We finally took the plunge and spent the money to have a full educational psych assessment for His Squishyness. $825 for two sessions over two days of 2 hours each. Except that he took so long, each session took three hours, and we were asked to come back for another hour the next day. On the third day, he answered more questions, and his fluid reasoning score increased – but he still left some of the questions unanswered.

He’s bright. Really bright. Like genius level clever.

But so fricking slow that it’s hard for a teacher to notice the clever. Like someone gave him a huge library of information to pack into his brain, but the librarian is senile. And maybe on psychoactive drugs.

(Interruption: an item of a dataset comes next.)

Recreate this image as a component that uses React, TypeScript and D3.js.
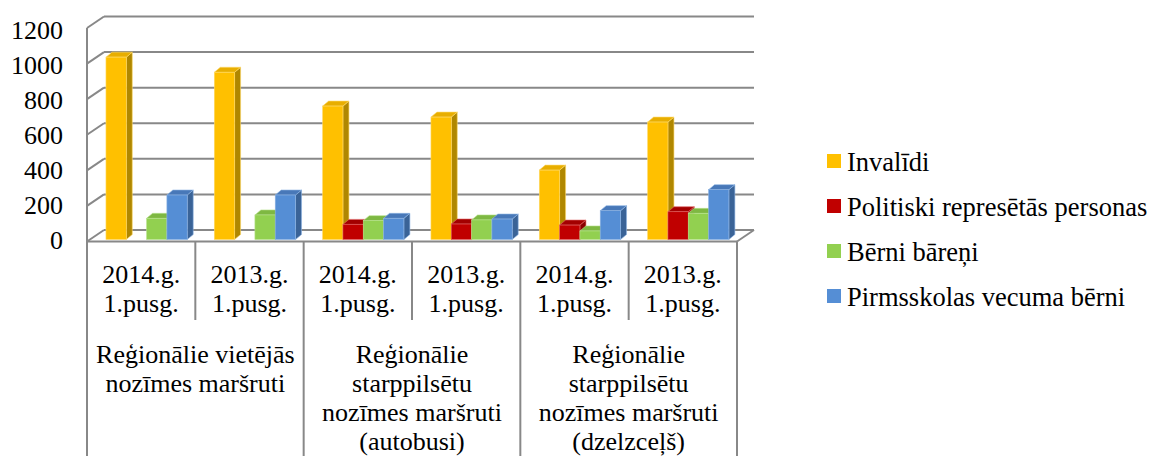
import * as d3 from "d3";

const categories = ["2014.g.", "2013.g.", "2014.g.", "2013.g.", "2014.g.", "2013.g."];
const periodLabel = "1.pusg.";
const groupLabels = [
  ["Reģionālie vietējās", "nozīmes maršruti"],
  ["Reģionālie", "starppilsētu", "nozīmes maršruti", "(autobusi)"],
  ["Reģionālie", "starppilsētu", "nozīmes maršruti", "(dzelzceļš)"],
];

const seriesNames = [
  "Invalīdi",
  "Politiski represētās personas",
  "Bērni bāreņi",
  "Pirmsskolas vecuma bērni",
];
const invalidi = [1025, 940, 750, 688, 390, 660];
const represetie = [0, 0, 85, 87, 81, 156];
const bareni = [119, 138, 106, 110, 48, 147];
const pirmsskolas = [250, 250, 119, 115, 162, 280];
const yTicks = [0, 200, 400, 600, 800, 1000, 1200];

const seriesValues = [invalidi, represetie, bareni, pirmsskolas];

const COLORS = [
  { front: "#FFC000", side: "#B08700", top: "#E8AE00", edge: "#FFD966" },
  { front: "#C00000", side: "#880000", top: "#A30000", edge: "#E06060" },
  { front: "#92D050", side: "#689A38", top: "#7EB842", edge: "#B8E38E" },
  { front: "#558ED5", side: "#3A6397", top: "#4878B8", edge: "#8DB3E2" },
];

const FONT = "Liberation Serif, Times New Roman, DejaVu Serif, serif";
const FONT_SIZE = 26;
const GRID = { color: "#888888", width: 2 };

const PLOT = { left: 87, right: 737, baseY: 241.5, topY: 28 };
const DEPTH = { dx: 17, dy: -11.5 };
const BAR = { baseShift: -2, dx: 6, dy: -5, start: 0.175, end: 0.925 };
const TABLE = { bottom: 456, innerBottom: 320, yearY: 283, periodY: 312, groupY: 363, lineH: 29 };
const LEGEND = { x: 827, textX: 847, box: 14, firstY: 171, rowH: 45, fontSize: 26.5 };
const YLABEL = { x: 63, base0: 249, baseTop: 39 };

const textStyle = { fontFamily: FONT, fontSize: FONT_SIZE, fill: "#000" };

export default function App() {
  const y = d3.scaleLinear().domain([0, 1200]).range([PLOT.baseY, PLOT.topY]);
  // tick labels sit a touch wider apart than the front gridline ends
  const yLabel = d3.scaleLinear().domain([0, 1200]).range([YLABEL.base0, YLABEL.baseTop]);
  const x = d3
    .scaleBand<number>()
    .domain(d3.range(categories.length))
    .range([PLOT.left, PLOT.right]);
  const bw = x.bandwidth();
  const xs = d3
    .scaleBand<number>()
    .domain(d3.range(seriesNames.length))
    .range([bw * BAR.start, bw * BAR.end]);
  const w = xs.bandwidth();

  const barBase = PLOT.baseY + BAR.baseShift;

  return (
    <svg
      width={1150}
      height={456}
      style={{ position: "absolute", left: 0, top: 0, background: "#fff" }}
      xmlns="http://www.w3.org/2000/svg"
    >
      {/* back wall gridlines + side wall diagonals */}
      <g className="grid">
        {yTicks.map((t) => {
          const yf = y(t);
          const yb = yf + DEPTH.dy;
          return (
            <g key={t}>
              <line
                x1={PLOT.left + DEPTH.dx}
                y1={yb}
                x2={PLOT.right + DEPTH.dx}
                y2={yb}
                stroke={GRID.color}
                strokeWidth={GRID.width}
              />
              <line
                x1={PLOT.left}
                y1={yf}
                x2={PLOT.left + DEPTH.dx}
                y2={yb}
                stroke={GRID.color}
                strokeWidth={GRID.width}
              />
            </g>
          );
        })}
        {/* floor */}
        <line
          x1={PLOT.left}
          y1={PLOT.baseY}
          x2={PLOT.right}
          y2={PLOT.baseY}
          stroke={GRID.color}
          strokeWidth={GRID.width}
        />
        <line
          x1={PLOT.right}
          y1={PLOT.baseY}
          x2={PLOT.right + DEPTH.dx}
          y2={PLOT.baseY + DEPTH.dy}
          stroke={GRID.color}
          strokeWidth={GRID.width}
        />
        <line
          x1={PLOT.left}
          y1={y(1200)}
          x2={PLOT.left}
          y2={TABLE.bottom}
          stroke={GRID.color}
          strokeWidth={GRID.width}
        />
      </g>

      {/* y axis labels */}
      <g className="y-axis">
        {yTicks.map((t) => (
          <text key={t} x={YLABEL.x} y={yLabel(t)} textAnchor="end" style={textStyle}>
            {t}
          </text>
        ))}
      </g>

      {/* bars */}
      <g className="bars">
        {categories.map((_, i) =>
          seriesValues.map((vals, j) => {
            const v = vals[i];
            if (!v) return null;
            const c = COLORS[j];
            const bx = x(i)! + xs(j)!;
            const top = y(v) + BAR.baseShift;
            const side = `${bx + w},${top} ${bx + w + BAR.dx},${top + BAR.dy} ${bx + w + BAR.dx},${barBase + BAR.dy} ${bx + w},${barBase}`;
            const cap = `${bx},${top} ${bx + BAR.dx},${top + BAR.dy} ${bx + w + BAR.dx},${top + BAR.dy} ${bx + w},${top}`;
            return (
              <g key={`${i}-${j}`}>
                <polygon points={side} fill={c.side} stroke={c.edge} strokeWidth={0.6} />
                <polygon points={cap} fill={c.top} stroke={c.edge} strokeWidth={0.6} />
                <rect
                  x={bx}
                  y={top}
                  width={w}
                  height={barBase - top}
                  fill={c.front}
                  stroke={c.edge}
                  strokeWidth={0.6}
                />
              </g>
            );
          }),
        )}
      </g>

      {/* category table */}
      <g className="x-axis">
        {d3.range(categories.length + 1).map((k) => {
          const lx = PLOT.left + k * bw;
          const full = k % 2 === 0;
          return (
            <line
              key={k}
              x1={lx}
              y1={PLOT.baseY}
              x2={lx}
              y2={full ? TABLE.bottom : TABLE.innerBottom}
              stroke={GRID.color}
              strokeWidth={GRID.width}
            />
          );
        })}
        {categories.map((c, i) => {
          const cx = x(i)! + bw / 2;
          return (
            <g key={i}>
              <text x={cx} y={TABLE.yearY} textAnchor="middle" style={textStyle}>
                {c}
              </text>
              <text x={cx} y={TABLE.periodY} textAnchor="middle" style={textStyle}>
                {periodLabel}
              </text>
            </g>
          );
        })}
        {groupLabels.map((lines, g) => {
          const cx = PLOT.left + (g * 2 + 1) * bw;
          return (
            <g key={g}>
              {lines.map((ln, k) => (
                <text
                  key={k}
                  x={cx}
                  y={TABLE.groupY + k * TABLE.lineH}
                  textAnchor="middle"
                  style={textStyle}
                >
                  {ln}
                </text>
              ))}
            </g>
          );
        })}
      </g>

      {/* legend */}
      <g className="legend">
        {seriesNames.map((name, j) => {
          const by = LEGEND.firstY + j * LEGEND.rowH;
          return (
            <g key={name}>
              <rect
                x={LEGEND.x}
                y={by - 17}
                width={LEGEND.box}
                height={LEGEND.box}
                fill={COLORS[j].front}
              />
              <text
                x={LEGEND.textX}
                y={by}
                style={{ ...textStyle, fontSize: LEGEND.fontSize }}
              >
                {name}
              </text>
            </g>
          );
        })}
      </g>
    </svg>
  );
}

He’s above the 99th percentile in general intelligence, but at the 27th percentile for cognitive efficiency. That is well into learning difficulty territory.

This “asynchrony” is referred to as being “Twice Exceptional”. Which means that we have a kid with a brain the size of a planet, who also has a significant learning difficulty. He’ll need extra time than most kids on lots of things, and less time on others. It’s going to mean he’ll need some really wonderful, creative, and patient teachers, and parents. There is also a very strong (99%) chance that he also has either Inattentive ADD, or something similar, but that is yet to be diagnosed fully.

It means we’ve been on the right track with how we have parented him, and how we have pursued the right educational opportunities, and not just let things slide. And now we have a lot of work to do, but at least we’ll have support, and guidance.

Gainful Emloyment

The New Zealand government has a philosophy that all kids should be catered to in the school environment.  

“The New Zealand School Trustees Association describes school policy as a framework that integrates culture and practice, values and actions. Inclusive schools ensure that the principles of inclusion are embedded in their policies, plans, and actions. They develop specific policies for the inclusion of students with special education needs…”

Which is great, right?

So Squish’s school has approached me to ask if I might consider helping out as a teachers aide for a few weeks while they get a more permanent person in to work with a new kid.  I’ve started back at uni, so I don’t know if I’ll be able to juggle work and uni and family in the longer term.  

The new kid has a global developmental delay, and he needs an aide with him the whole time while he is at school.  I did my first shift today.  

And it was fine.  He’s a lovely kid, responsive and keen to try new things, and he has loads of energy and enthusiasm.  It was hard work, but I can see that working with him has the potential to be quite rewarding in the long term.

But yesterday, a teacher in the same school told me that there simply wasn’t enough resources to be able to give my kid the differentiation and attention that he needs in order to be integrated into exactly the same school.  That he would need to be home schooled if I wanted his learning to be tailored to his needs.

So much as I hate the whole “my kid is a precious snowflake” syndrome, it is rather a double standard to claim that the school can be all things to all kids – except the ones at the wrong end of the bell curve.

At the Mind Plus information session we went to last week, I asked about emerging research and best practice in the field of teaching gifted kids.  Internationally, more countries are starting to have classes just for gifted kids, and that these classes give kids the best opportunity to develop their strengths and work on their weaknesses.  

NZ policy is to cater to everyone, and giving extra support where it is required within the school setting – just not to kids like Squish, who struggle at the other end of the spectrum.